Jörg Albrecht ist in Besitz seines Passes, darf aber das Land nicht verlassen, da das Verfahren gegen ihn nicht abgeschlossen ist. Zur Zeit hält er sich in einem Hotel auf und hat zuletzt die Auskunft bekommen, dass es noch bis zur kommenden Woche dauern wird, bis die Staatsanwaltschaft die Sache aufnimmt. Die Deutsche Akademie für Sprache und Dichtung und das PEN-Zentrum Deutschland haben inzwischen bei offiziellen Stellen protestiert.

Nachdem in der Folge auch SPIEGEL ONLINE berichtete und Florian Kessler für zeit.de ein Interview mit dem in Abu Dhabi festsitzenden Jörg Albrecht führen konnte („Das ist nicht nur kulturpolitisch fragwürdig. Es macht Angst.“), hat der „Fall“ Jörg Albrecht eine große Aufmerksamkeit erreicht. Eine von Holger Bergmann und Thorsten Ahrend angestrengte Petition bei change.org verzeichnet zur Stunde 2.052 4.202 5.072 Unterstützer, die sich für eine sofortige Freilassung und Ausreise Jörg Albrechts aussprechen.

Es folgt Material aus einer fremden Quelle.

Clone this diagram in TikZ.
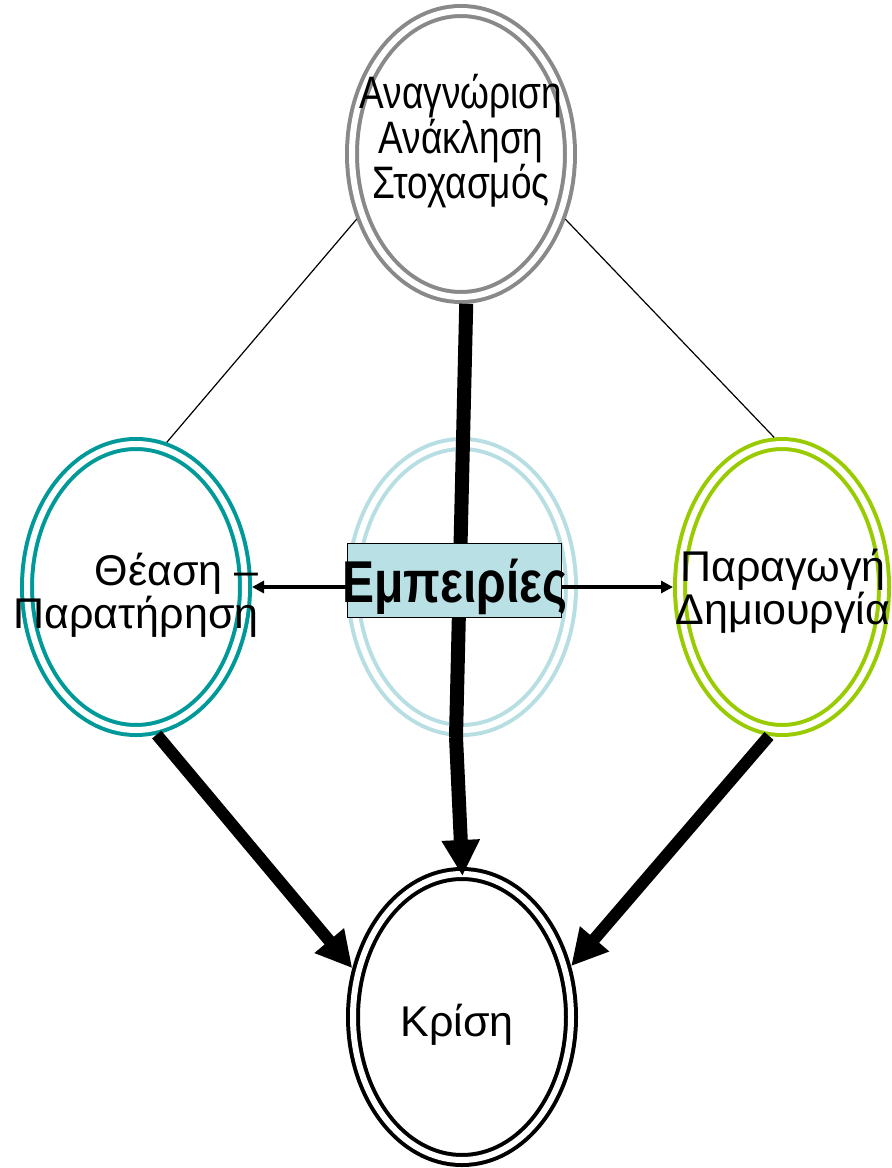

Heute wurde mir von einem Sekretär bei Gericht zu verstehen gegeben, dass ich noch eine Woche Geduld haben muss, mindestens. Meine Geduld ist aber langsam am Ende. Ich fürchte, dass ich bald psychisch richtig einbreche, da ich hier nun erst mal auf mich gestellt bin – in einem Land, in dem ich nicht mal die Sprache spreche, in der die wichtigen Dinge verhandelt werden.

Update (13.5.2014): Der Wallstein Verlag meldet per Tweet um 15:39 Uhr, dass einer Ausreise nichts mehr im Weg stehe und Jörg Albrecht auf dem Weg zum Flughafen sei – damit sollte der Spuk nun aller Voraussicht nach ein Ende haben.